Land Mix-Up

15/04/2016 09:31

MANY consumers are now investing in personal property such as land. Land has become a much sought after household asset and a boom in land development especially for residential lots has been noticeable in the last five years.

The boom has come with its fair share of unscrupulous land developers, real estate agents and valuer. The Council has also found real estate and mortgagee sale deals involving financial institutions where consumers have been denied the right to redress and justice.

Furthermore, outdated practices in land and property sales continue to be used. The Council believes that the old method of marking and measuring land plots by using existing landmarks such as trees, shrubs, rock, creek, river or wooden posts should discontinue immediately. This method is an inaccurate and unreliable way of measuring and marking out land plots. 

It is of grave concern that the relevant authorities are not using proper peg markings to identify different land plots.

Recently, the Council dealt with a case where two consumers mixed up their land plots because there were no proper peg markings or numbering to identify the two properties. Besides, the lease was unregistered.  

Case study

Mr. Tomson and Mr. Chandra purchased empty plots next to each other. Mr. Tomson decided to build a house for his family, while Mr. Chandra intended to develop his piece after a few years.

Mr. Tomson, who rightfully owned Plot 2, unknowingly, commenced building his house on Plot 1 which belonged to Mr. Chandra. This error arose because the plots were not marked or numbered and the lease was not registered. On the other hand, Mr. Chandra was under the assumption that the empty land plot belonged to him.

In order to purchase the land and build a house, Mr. Tomson took a loan from a financial institution. Unfortunately, Mr. Tomson faced financial hardships and was unable to keep up with repayments. Eventually his property was placed under mortgagee sale.

After viewing the mortgagee sale advertisement in the local dailies, Mrs. Tika tendered in her offer and the tender for the property was awarded to her for which she paid $48,000. 

Later on Mr. Tomson informed Mrs. Tika that the property she acquired through the mortgagee sale was the vacant lot as per the documents. Mrs. Tika was devastated because she had made plans to move into her newly acquired home. Mrs. Tika contacted the financial institution and they admitted that they were not aware that Mr Tomson had built his house on a plot that belonged to Mr Chandra. Mrs. Tika was also frustrated as she believed that she was misled into buying a property that she was unable to occupy immediately. The problem was finally resolved when Mr Chandra agreed to get the plot numbers altered so that he could keep Plot 2 which was a vacant piece of land.

Such problems can be avoided if financial institutions involved in land transactions take responsibility.  The relevant authority should also ensure that land leases are registered and peg markings were on the land to clearly indicate the exact size of a plot.

Furthermore, the financial institution concerned should have thoroughly analysed and verified all documentation before issuing loans to avoid problems faced by Mr Chandra and Mrs.

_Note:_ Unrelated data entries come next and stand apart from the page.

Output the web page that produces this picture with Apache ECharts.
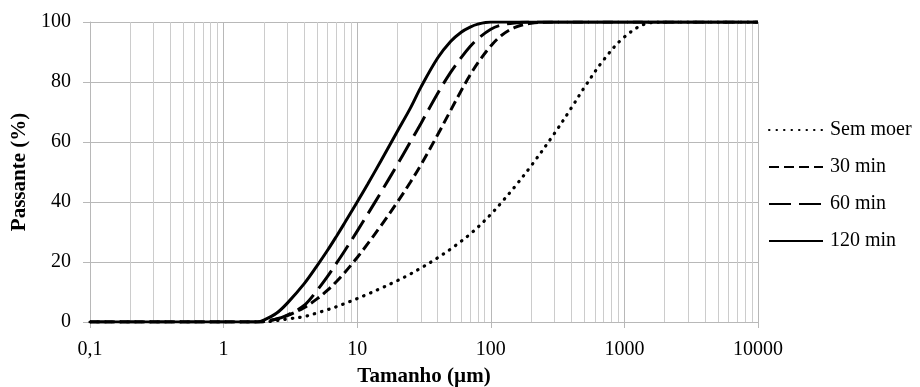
<!DOCTYPE html>
<html>
<head>
<meta charset="utf-8">
<script src="https://cdn.jsdelivr.net/npm/echarts@6/dist/echarts.min.js"></script>
<style>
  html, body { margin: 0; padding: 0; background: #fff; }
  #chart { width: 920px; height: 387px; }
</style>
</head>
<body>
<div id="chart"></div>
<script>
// tamanho de partícula (µm)
var sizes = [0.1, 1, 1.8, 2, 2.5, 3, 4, 5, 6, 7, 8, 10, 12, 15, 20, 25, 30, 40, 50, 60, 70, 80, 100, 120, 150, 200, 300, 400, 500, 700, 1000, 1500, 2000, 10000];

// passante acumulado (%)
var semMoer = [0, 0, 0, 0, 0.5, 1.0, 1.8, 3.0, 4.1, 5.1, 6.1, 7.8, 9.3, 11.2, 13.8, 16.0, 18.0, 21.4, 24.3, 26.9, 29.3, 31.6, 35.9, 39.8, 44.9, 52.0, 62.9, 71.3, 78.1, 87.4, 95.0, 99.6, 100, 100];
var min30 = [0, 0, 0, 0.2, 1.0, 2.1, 4.8, 7.7, 10.6, 13.5, 16.3, 21.5, 26.1, 32.0, 40.0, 46.6, 52.4, 62.4, 70.5, 77.1, 82.3, 86.4, 92.0, 95.5, 98.1, 99.6, 100, 100, 100, 100, 100, 100, 100, 100];
var min60 = [0, 0, 0, 0.2, 1.0, 2.3, 5.5, 10.5, 15.2, 19.6, 23.5, 30.3, 36.0, 43.1, 52.5, 60.0, 66.2, 76.2, 83.2, 88.1, 91.8, 94.4, 97.6, 99.0, 99.7, 100, 100, 100, 100, 100, 100, 100, 100, 100];
var min120 = [0, 0, 0, 0.6, 3.0, 6.3, 12.7, 18.7, 23.9, 28.6, 32.8, 40.0, 46.0, 53.6, 63.6, 71.3, 78.3, 88.0, 93.5, 96.6, 98.3, 99.3, 100, 100, 100, 100, 100, 100, 100, 100, 100, 100, 100, 100];

var yTicks = [0, 20, 40, 60, 80, 100];

function pairs(ys) {
    return sizes.map(function (x, i) { return [x, ys[i]]; });
}

// linhas de grade secundárias da escala log (2..9 de cada década)
var minorLines = [];
[0.1, 1, 10, 100, 1000].forEach(function (d) {
    for (var m = 2; m <= 9; m++) {
        minorLines.push({xAxis: +(m * d).toPrecision(3)});
    }
});

var font = "'Liberation Serif', 'Times New Roman', serif";

var chart = echarts.init(document.getElementById('chart'), null, {renderer: 'canvas'});

function lineSeries(name, ys, lineStyle) {
    return {
        name: name,
        type: 'line',
        data: pairs(ys),
        smooth: 0.35,
        symbol: 'none',
        showSymbol: false,
        z: 5,
        lineStyle: Object.assign({color: '#000', width: 3}, lineStyle),
        itemStyle: {color: '#000'}
    };
}

chart.setOption({
    animation: false,
    backgroundColor: '#fff',
    textStyle: {fontFamily: font, color: '#000'},
    grid: {left: 90, right: 162, top: 22, bottom: 65, containLabel: false, outerBoundsMode: 'none'},
    legend: {
        orient: 'vertical',
        left: 768,
        top: 120,
        padding: 0,
        itemWidth: 54,
        itemHeight: 14,
        itemGap: 17,
        itemStyle: {opacity: 0, borderWidth: 0},
        textStyle: {fontFamily: font, fontSize: 20, color: '#000', padding: [0, 0, 0, 2]},
        data: ['Sem moer', '30 min', '60 min', '120 min']
    },
    xAxis: {
        type: 'log',
        logBase: 10,
        min: 0.1,
        max: 10000,
        name: 'Tamanho (µm)',
        nameLocation: 'middle',
        nameGap: 44,
        nameTextStyle: {fontFamily: font, fontSize: 21, fontWeight: 'bold', color: '#000'},
        axisLine: {show: true, lineStyle: {color: '#b8b8b8', width: 1}},
        axisTick: {show: true, length: 6, lineStyle: {color: '#b8b8b8'}},
        axisLabel: {
            fontFamily: font, fontSize: 20, color: '#000', margin: 18,
            formatter: function (v) {
                return v < 1 ? String(+v.toPrecision(3)).replace('.', ',') : String(Math.round(v));
            }
        },
        splitLine: {show: true, lineStyle: {color: '#b8b8b8', width: 1}},
        minorTick: {show: false},
        minorSplitLine: {show: false}
    },
    yAxis: {
        type: 'value',
        min: yTicks[0],
        max: yTicks[yTicks.length - 1],
        interval: 20,
        name: 'Passante (%)',
        nameLocation: 'middle',
        nameGap: 53,
        nameTextStyle: {fontFamily: font, fontSize: 21, fontWeight: 'bold', color: '#000'},
        axisLine: {show: true, lineStyle: {color: '#b8b8b8', width: 1}},
        axisTick: {show: true, length: 7, lineStyle: {color: '#b8b8b8'}},
        axisLabel: {fontFamily: font, fontSize: 20, color: '#000', margin: 19},
        splitLine: {show: true, lineStyle: {color: '#b8b8b8', width: 1}}
    },
    series: [
        {
            name: 'grade',
            type: 'line',
            data: [[0.1, 0]],
            symbol: 'none',
            silent: true,
            z: 1,
            lineStyle: {opacity: 0},
            markLine: {
                silent: true,
                symbol: 'none',
                animation: false,
                label: {show: false},
                lineStyle: {color: '#cccccc', width: 1, type: 'solid'},
                emphasis: {disabled: true},
                data: minorLines
            }
        },
        lineSeries('Sem moer', semMoer, {type: [0.5, 7], cap: 'round', width: 3.2}),
        lineSeries('30 min', min30, {type: [10, 5]}),
        lineSeries('60 min', min60, {type: [22, 8]}),
        lineSeries('120 min', min120, {type: 'solid'})
    ]
});
</script>
</body>
</html>
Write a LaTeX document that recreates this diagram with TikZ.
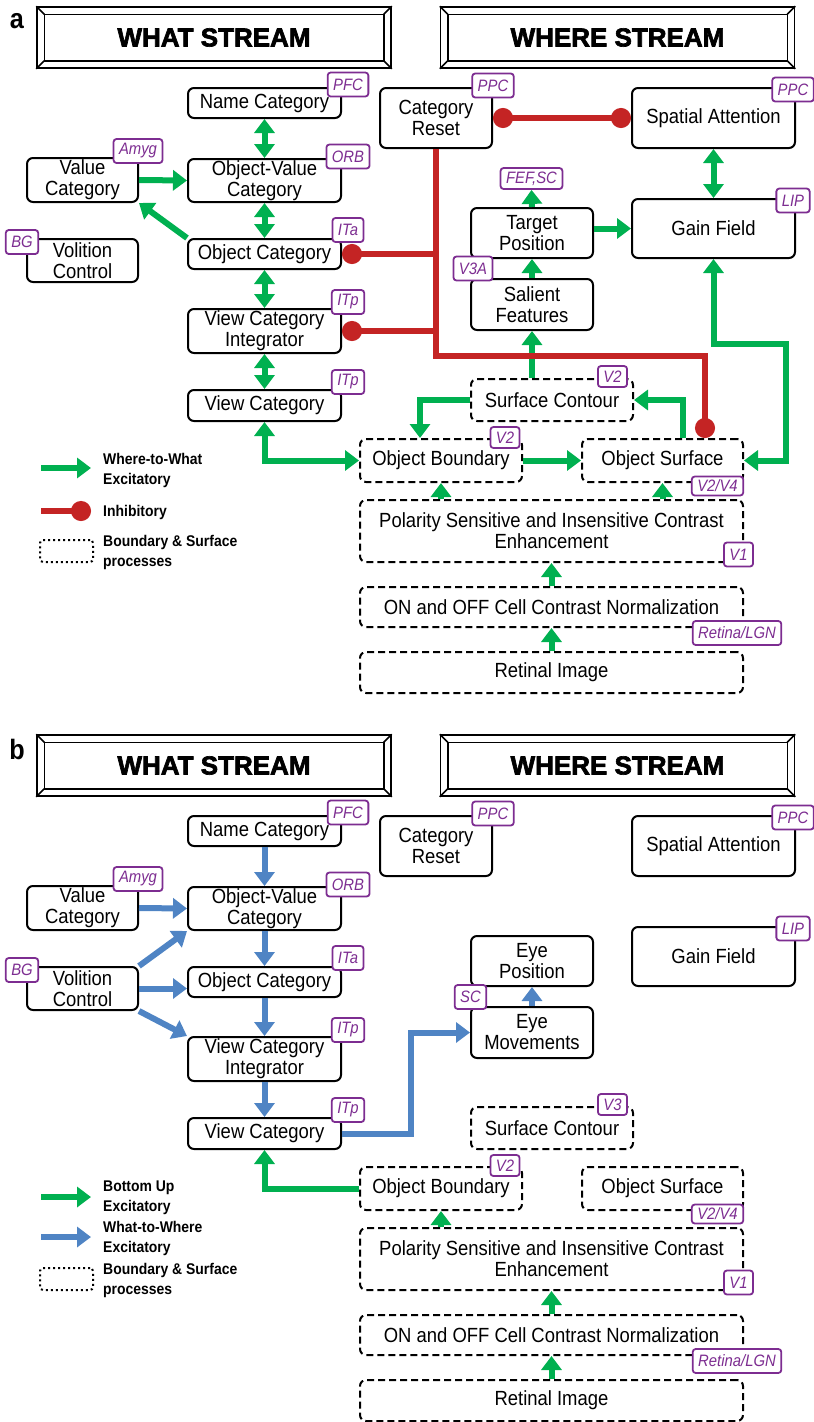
\documentclass[tikz,border=0pt]{standalone}
\usepackage{fontspec}
\setmainfont{Liberation Sans}[FakeStretch=0.9]
\newfontfamily\headfamily{Liberation Sans}[BoldFeatures={FakeBold=2.5}]
\usetikzlibrary{arrows.meta}

\definecolor{excgreen}{RGB}{0,176,80}
\definecolor{inhred}{RGB}{196,36,36}
\definecolor{wwblue}{RGB}{79,132,196}
\definecolor{areapurple}{RGB}{125,45,145}

\newcommand{\boxfont}{\fontsize{20.5}{21}\selectfont}
\newcommand{\tagfont}{\fontsize{16.5}{16.5}\selectfont\itshape}
\newcommand{\legfont}{\fontsize{15.5}{20}\selectfont\bfseries}
\newcommand{\headfont}{\headfamily\fontsize{26}{26}\selectfont\bfseries}

% nodes that both panels have
\newcommand{\streamnodes}{%
  \node[header] (what) at (214,37.5) {WHAT STREAM};
  \node[header] (where) at (617.5,37.5) {WHERE STREAM};
  \foreach \h in {what,where} {
    \draw[line width=1.5pt] ([shift={(8pt,-8pt)}]\h.north west) rectangle ([shift={(-8pt,8pt)}]\h.south east);
    \draw[line width=1.5pt] (\h.north west) -- ++(8,8);
    \draw[line width=1.5pt] (\h.north east) -- ++(-8,8);
    \draw[line width=1.5pt] (\h.south west) -- ++(8,-8);
    \draw[line width=1.5pt] (\h.south east) -- ++(-8,-8);
  }

  \node[box, minimum width=153pt, minimum height=30pt] (name) at (264.5,103) {Name Category};
  \node[box, minimum width=153pt, minimum height=43pt] (objval) at (264.5,180.5) {Object-Value\\Category};
  \node[box, minimum width=111pt, minimum height=44pt] (value) at (82.5,180) {Value\\Category};
  \node[box, minimum width=111pt, minimum height=43pt] (volition) at (82.5,260.5) {Volition\\Control};
  \node[box, minimum width=153pt, minimum height=30pt] (objcat) at (264.5,254) {Object Category};
  \node[box, minimum width=153pt, minimum height=44pt] (vci) at (264.5,331) {View Category\\Integrator};
  \node[box, minimum width=153pt, minimum height=31pt] (view) at (264.5,405.5) {View Category};
  \node[box, minimum width=112pt, minimum height=60pt] (reset) at (436,118) {Category\\Reset};
  \node[box, minimum width=163pt, minimum height=60pt] (spatial) at (713.5,118) {Spatial Attention};
  \node[box, minimum width=163pt, minimum height=59pt] (gain) at (713.5,228.5) {Gain Field};

  \node[dbox, minimum width=162pt, minimum height=42pt] (contour) at (552,400) {Surface Contour};
  \node[dbox, minimum width=162pt, minimum height=43pt] (boundary) at (441,460.5) {Object Boundary};
  \node[dbox, minimum width=161pt, minimum height=43pt] (surface) at (662.5,460.5) {Object Surface};
  \node[dbox, minimum width=383pt, minimum height=62pt] (polarity) at (551.5,531) {Polarity Sensitive and Insensitive Contrast\\Enhancement};
  \node[dbox, minimum width=383pt, minimum height=40pt] (onoff) at (551.5,607) {ON and OFF Cell Contrast Normalization};
  \node[dbox, minimum width=383pt, minimum height=41pt] (retinal) at (551.5,672.5) {Retinal Image};

  \node[tag] (pfc) at (348,84.5) {PFC};
  \node[tag] (orb) at (348,156.5) {ORB};
  \node[tag] (amyg) at (138,151) {Amyg};
  \node[tag] (bg) at (22,242) {BG};
  \node[tag] (ita) at (348,230) {ITa};
  \node[tag] (itp) at (348,302) {ITp};
  \node[tag] (itpview) at (348,382) {ITp};
  \node[tag] (ppcreset) at (493,85.5) {PPC};
  \node[tag] (ppcspatial) at (793,89.5) {PPC};
  \node[tag] (lip) at (793,200.5) {LIP};
  \node[tag, minimum height=21pt] (v2bound) at (505,437.5) {V2};
  \node[tag, minimum height=19pt] (v2v4) at (717.5,486) {V2/V4};
  \node[tag] (v1) at (738.5,554.5) {V1};
  \node[tag] (retlgn) at (737,633) {Retina/LGN};

  \draw[exc] (polarity.north -| boundary.south) -- (boundary.south);
  \draw[exc] (onoff.north) -- (polarity.south);
  \draw[exc] (retinal.north) -- (onoff.south);

  \node[legbox] (legdots) at (66.5,551) {};
  \node[legtext] (legdotstext) at (103,552) {Boundary \& Surface\\processes};
}

\begin{document}
\begin{tikzpicture}[%
      x=1pt, y=-1pt,
      box/.style={draw, line width=2pt, rounded corners=6pt, align=center, font=\boxfont, inner sep=1pt},
      dbox/.style={box, dash pattern=on 7pt off 4pt},
      tag/.style={draw=areapurple, text=areapurple, fill=white, line width=1.8pt, rounded corners=3pt,
        font=\tagfont, inner xsep=5.5pt, inner ysep=0pt, minimum height=24pt},
      header/.style={draw, line width=1.5pt, font=\headfont, minimum width=354pt, minimum height=61pt},
      panel/.style={font=\fontsize{28}{28}\selectfont\bfseries},
      legtext/.style={anchor=west, align=left, font=\legfont, inner sep=0pt},
      legbox/.style={draw, line width=2pt, dash pattern=on 2pt off 3pt, rounded corners=3pt,
        minimum width=53pt, minimum height=22pt, inner sep=0pt},
      exc/.style={line width=6pt, excgreen, -{Triangle[width=20pt,length=14pt]}},
      excboth/.style={exc, {Triangle[width=20pt,length=14pt]}-{Triangle[width=20pt,length=14pt]}},
      ww/.style={line width=6pt, wwblue, -{Triangle[width=20pt,length=14pt]}},
      inh/.style={line width=6pt, inhred, -{Circle[length=20pt]}},
      inhstart/.style={line width=6pt, inhred, {Circle[length=20pt]}-},
      inhboth/.style={line width=6pt, inhred, {Circle[length=20pt]}-{Circle[length=20pt]}},
      ]
      \useasboundingbox (0,0) rectangle (814,1422);

      % panel a
      \begin{scope}[name prefix=a-]
      \streamnodes
      \node[panel] (panel) at (17,21) {a};
      \node[box, minimum width=122pt, minimum height=50pt] (target) at (532,233) {Target\\Position};
      \node[box, minimum width=122pt, minimum height=51pt] (salient) at (532,304.5) {Salient\\Features};
      \node[tag, minimum height=21pt] (fefsc) at (531.5,178.5) {FEF,SC};
      \node[tag] (v3a) at (473,268.5) {V3A};
      \node[tag, minimum height=21pt] (v2cont) at (612.5,376.5) {V2};

      \draw[excboth] (name.south) -- (objval.north);
      \draw[excboth] (objval.south) -- (objcat.north);
      \draw[excboth] (objcat.south) -- (vci.north);
      \draw[excboth] (vci.south) -- (view.north);
      \draw[exc] (value.east) -- (objval.west);
      \draw[exc] (objcat.north west) -- (value.south east);
      \draw[excboth] (view.south) |- (boundary.west);
      \draw[exc] (boundary.east) -- (surface.west);
      \draw[exc] (contour.west) -| ([xshift=-21pt]boundary.north);
      \draw[exc] ([xshift=20pt]surface.north) |- (contour.east);
      \draw[exc] (salient.south |- contour.north) -- (salient.south);
      \draw[exc] (salient.north) -- (target.south);
      \draw[exc] (target.north) -- (fefsc.south);
      \draw[exc] (gain.west -| target.east) -- (gain.west);
      \draw[excboth] (spatial.south) -- (gain.north);
      \draw[excboth] (gain.south) |- ++(72.5,85) |- (surface.east);
      \draw[exc] (polarity.north -| surface.south) -- (surface.south);

      \draw[inhboth] (reset.east) -- (spatial.west);
      \draw[inh] (reset.south) -- ++(0,207) -| ([xshift=42.5pt]surface.north);
      \draw[inhstart] (objcat.east) -- (objcat.east -| reset.south);
      \draw[inhstart] (vci.east) -- (vci.east -| reset.south);

      % legend
      \coordinate (leg1) at (41,468);
      \coordinate (leg1end) at (91,468);
      \draw[exc] (leg1) -- (leg1end);
      \node[legtext] (leg1text) at (103,470) {Where-to-What\\Excitatory};
      \coordinate (leg2) at (41,511);
      \coordinate (leg2end) at (91,511);
      \draw[inh] (leg2) -- (leg2end);
      \node[legtext] (leg2text) at (103,512) {Inhibitory};
      \end{scope}

      % panel b
      \begin{scope}[yshift=-728pt, name prefix=b-]
      \streamnodes
      \node[panel] (panel) at (17,21) {b};
      \node[box, minimum width=122pt, minimum height=50pt] (eyepos) at (532,233) {Eye\\Position};
      \node[box, minimum width=122pt, minimum height=51pt] (eyemov) at (532,304.5) {Eye\\Movements};
      \node[tag] (sc) at (470.5,269) {SC};
      \node[tag, minimum height=21pt] (v3cont) at (612.5,376.5) {V3};

      \draw[ww] (name.south) -- (objval.north);
      \draw[ww] (objval.south) -- (objcat.north);
      \draw[ww] (objcat.south) -- (vci.north);
      \draw[ww] (vci.south) -- (view.north);
      \draw[ww] (value.east) -- (objval.west);
      \draw[ww] (volition.north east) -- (objval.south west);
      \draw[ww] (volition.east) -- (volition.east -| objcat.west);
      \draw[ww] (volition.south east) -- (vci.north west);
      \draw[ww] (view.east) -| ([xshift=-59pt]eyemov.west) -- (eyemov.west);
      \draw[ww] (eyemov.north) -- (eyepos.south);
      \draw[exc] (boundary.west) -| (view.south);

      % legend
      \coordinate (leg1) at (41,469);
      \coordinate (leg1end) at (91,469);
      \draw[exc] (leg1) -- (leg1end);
      \node[legtext] (leg1text) at (103,470) {Bottom Up\\Excitatory};
      \coordinate (leg2) at (41,509);
      \coordinate (leg2end) at (91,509);
      \draw[ww] (leg2) -- (leg2end);
      \node[legtext] (leg2text) at (103,510) {What-to-Where\\Excitatory};
      \end{scope}
\end{tikzpicture}
\end{document}
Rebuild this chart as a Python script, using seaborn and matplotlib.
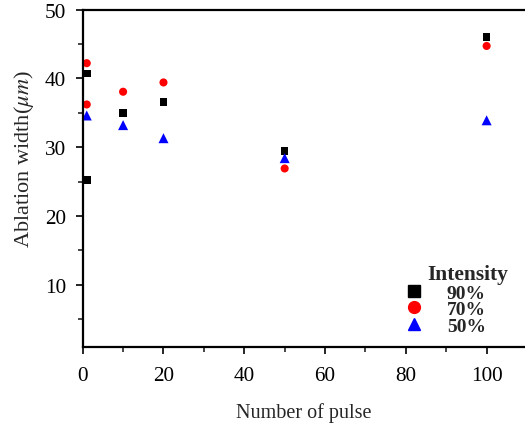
import matplotlib
matplotlib.use("Agg")
import matplotlib.pyplot as plt
import seaborn as sns
import pandas as pd
from matplotlib.ticker import MultipleLocator

# Data
x_90 = [1, 1, 10, 20, 50, 100]
y_90 = [40.7, 25.2, 35.0, 36.6, 29.4, 46.0]
x_70 = [1, 1, 10, 20, 50, 100]
y_70 = [42.2, 36.2, 38.05, 39.4, 26.9, 44.7]
x_50 = [1, 10, 20, 50, 100]
y_50 = [34.6, 33.2, 31.3, 28.4, 33.9]
labels = ["90%", "70%", "50%"]
colors = ["#000000", "#ff0000", "#0000ff"]
markers = ["s", "o", "^"]
marker_area = [30, 34, 52]

df = pd.concat([
    pd.DataFrame({"pulse": x_90, "width": y_90, "Intensity": labels[0]}),
    pd.DataFrame({"pulse": x_70, "width": y_70, "Intensity": labels[1]}),
    pd.DataFrame({"pulse": x_50, "width": y_50, "Intensity": labels[2]}),
])

sns.set_style("white")
plt.rcParams["font.family"] = ["Liberation Serif", "DejaVu Serif"]
plt.rcParams["mathtext.fontset"] = "stix"

fig = plt.figure(figsize=(5.25, 4.27), dpi=100)
ax = fig.add_axes([82.7 / 525, (427 - 347.7) / 427, (525 - 82.7) / 525, (347.7 - 10.5) / 427])

sns.scatterplot(data=df, x="pulse", y="width", hue="Intensity", style="Intensity",
                size="Intensity", hue_order=labels, style_order=labels, size_order=labels,
                palette=dict(zip(labels, colors)), markers=dict(zip(labels, markers)),
                sizes=dict(zip(labels, marker_area)),
                edgecolor="none", ax=ax, legend=False, clip_on=False)

ax.set_xlim(0, 109.5)
ax.set_ylim(1, 50)
ax.xaxis.set_major_locator(MultipleLocator(20))
ax.xaxis.set_minor_locator(MultipleLocator(10))
ax.yaxis.set_major_locator(MultipleLocator(10))
ax.yaxis.set_minor_locator(MultipleLocator(5))
ax.tick_params(which="major", direction="out", length=5, width=1.2, labelsize=15.3,
               bottom=True, left=True, colors="black")
ax.tick_params(axis="x", which="major", pad=9)
ax.tick_params(axis="y", which="major", pad=7)
ax.tick_params(which="minor", direction="out", length=3.5, width=1.2, bottom=True, left=True)
for s in ["left", "bottom", "top"]:
    ax.spines[s].set_linewidth(1.6)
    ax.spines[s].set_color("black")
ax.spines["right"].set_visible(False)

ax.set_xlabel("Number of pulse", fontsize=14.5, labelpad=12)
ax.set_ylabel(r"Ablation width($\mu m$)", fontsize=16)
ax.yaxis.set_label_coords(-0.105, 0.56)

handles = [plt.Line2D([], [], linestyle="none", marker=m, color=c, markersize=8.5)
           for m, c in zip(markers, colors)]
leg = fig.legend(handles, labels, frameon=False,
                 loc="upper left", bbox_to_anchor=(404 / 525, 1 - 285 / 427),
                 bbox_transform=fig.transFigure,
                 prop={"weight": "bold", "size": 14}, handletextpad=1.2,
                 labelspacing=-0.05, borderpad=0, borderaxespad=0, handlelength=1.0)
fig.text(468 / 525, 1 - 280 / 427, "Intensity", ha="center", va="baseline",
         fontsize=15.5, fontweight="bold")

fig.savefig("out.png", dpi=100)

Tika. The financial institution was fortunate to avoid a legal battle only because Mr Chandra and Mrs. Tika mutually agreed to swap their plots.

The financial institution and/or the relevant authorities should reimburse all costs incurred by Mrs Tika to rectify the errors caused by the financial institution and the land authorities.

The Council has also noted that because land plots are not marked in rural and semi-urban areas, many conflicts arise between neighboring consumers arguing over whose land ends where.

The Council would like to advise consumers to obtain appropriate documentation from their lessor/owners and ensure that their land plot is clearly pegged and numbered to avoid problems. Consumers should also verify the status of the land i.e. freehold, state lease or native lease and under whose name title or lease is under.